Dalam negosiasi dagang antarnegara, sebuah negara eksportir bahan baku strategis memanfaatkan tekanan diplomatik untuk memaksa perjanjian jangka panjang. Mereka mengancam akan menyalurkan komoditas tersebut ke negara pesaing jika kesepakatan tidak segera diteken. Karena negara importir sangat bergantung pada bahan baku tersebut (captive market), mereka berada dalam posisi tawar yang lemah. Negosiator pun mengajukan waktu untuk analisis risiko dan meminta dukungan konsorsium regional agar tidak tunduk sepihak. Akhirnya, kesepakatan diubah menjadi kontrak bertahap dengan klausul evaluasi periodik.

7. Rekomendasi Praktis

Untuk memastikan negosiasi bebas dari praktik curang dan berjalan secara profesional, organisasi perlu mengadopsi beberapa langkah strategis berikut:

7.1 Policy Anti-Fraud dalam Negosiasi

Susun kebijakan tertulis tentang larangan praktik tidak etis selama proses negosiasi. Termasuk di dalamnya adalah panduan menghadapi suap terselubung, konflik kepentingan, dan manipulasi informasi.
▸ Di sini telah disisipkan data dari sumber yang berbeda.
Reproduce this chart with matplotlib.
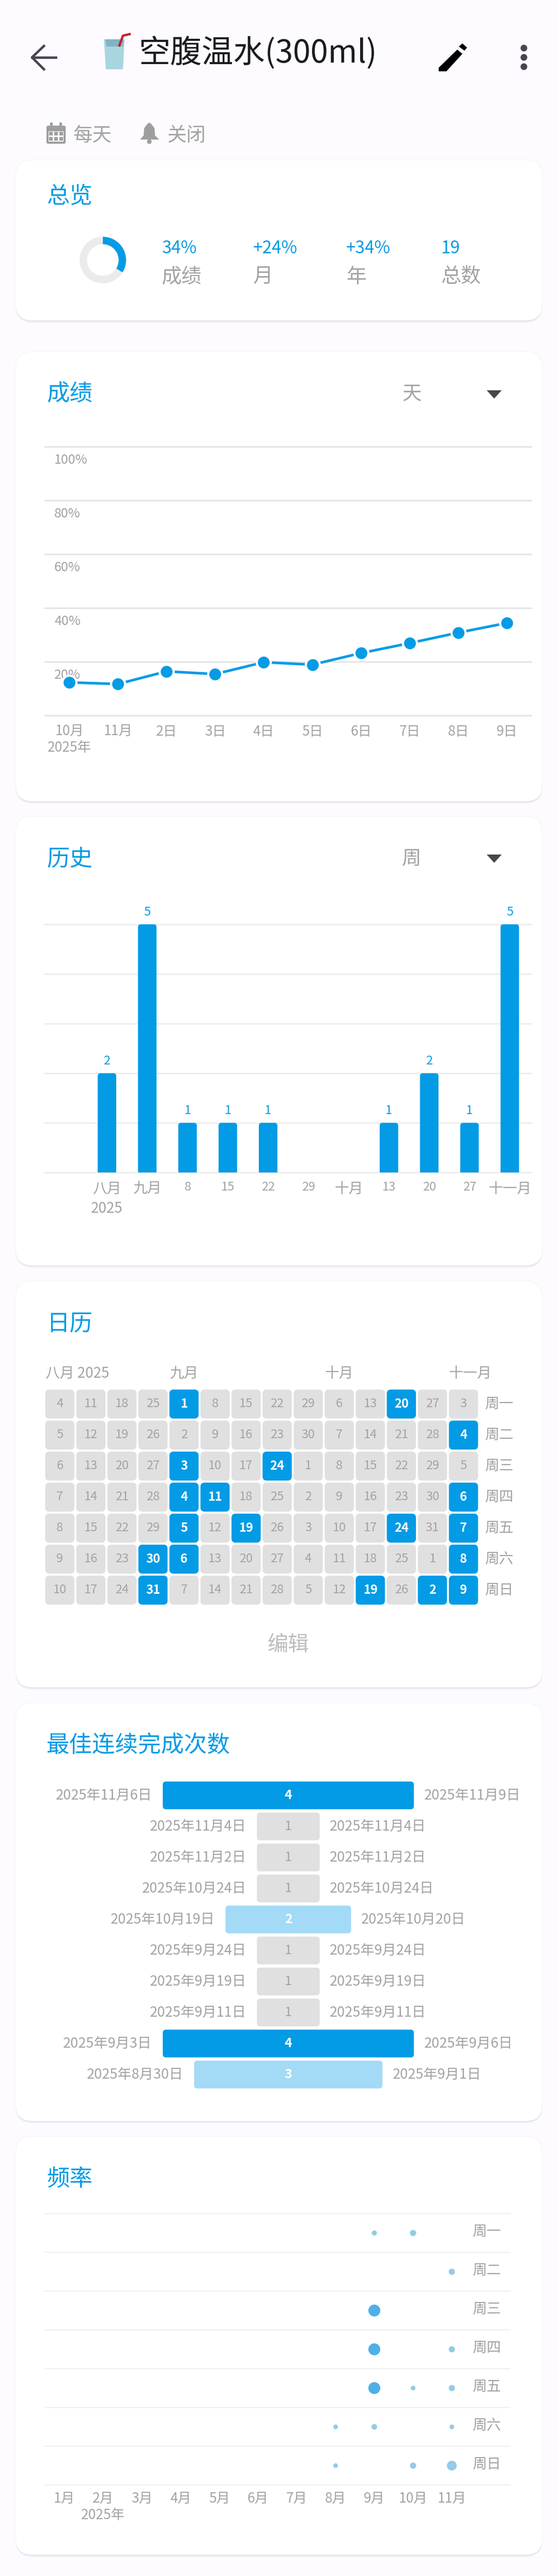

7.2 Checklist Pra-Negosiasi

Gunakan daftar cek prasyarat yang mencakup:

  • Poin data penting (harga pasar, biaya operasional).
  • Profil dan track record pihak lawan negosiasi.
  • Opsi alternatif (BATNA).

7.3 Review Berkala

Evaluasi kontrak secara berkala, khususnya untuk kerja sama jangka panjang. Tinjau performa aktual dibandingkan janji negosiasi.

7.4 Whistleblower Mechanism

Bangun sistem pelaporan anonim bagi staf yang mencurigai praktik curang selama proses negosiasi. Proteksi hukum dan kerahasiaan harus dijamin.
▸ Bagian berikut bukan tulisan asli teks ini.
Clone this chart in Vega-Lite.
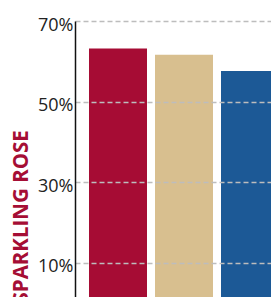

Langkah-langkah ini memperkuat tata kelola negosiasi agar tetap profesional, efisien, dan etis dalam jangka panjang

8. Kesimpulan

Praktik curang dalam negosiasi memang terkadang tampak menguntungkan bagi pihak tertentu dalam jangka pendek. Namun, di balik kesepakatan semu tersebut tersimpan potensi kerusakan jangka panjang: hilangnya kepercayaan mitra, kerugian finansial tersembunyi, konflik berkepanjangan, bahkan gugatan hukum. Lebih dari sekadar persoalan teknis, praktik curang adalah ancaman terhadap integritas relasi bisnis dan reputasi organisasi.

Agar proses negosiasi tetap sehat dan berkelanjutan, semua pihak perlu membekali diri dengan pemahaman menyeluruh mengenai bentuk-bentuk kecurangan, indikator awal, dan strategi pencegahan. Ini mencakup kemampuan membaca taktik manipulatif, menguji keabsahan data, hingga memanfaatkan teknologi dan pihak independen sebagai pengawas proses.

Langkah-langkah preventif seperti persiapan matang, penerapan prinsip fairness, keterbukaan informasi, hingga pelatihan etika negosiasi harus menjadi bagian dari budaya organisasi. Negosiasi yang dijalankan secara profesional bukan hanya menghasilkan kesepakatan win-win, tetapi juga memperkuat relasi jangka panjang dan citra institusi yang kredibel.

Dengan komitmen terhadap keadilan, transparansi, dan akuntabilitas, praktik curang dapat dicegah dan digantikan oleh proses negosiasi yang bermartabat serta saling menguntungkan bagi semua pihak.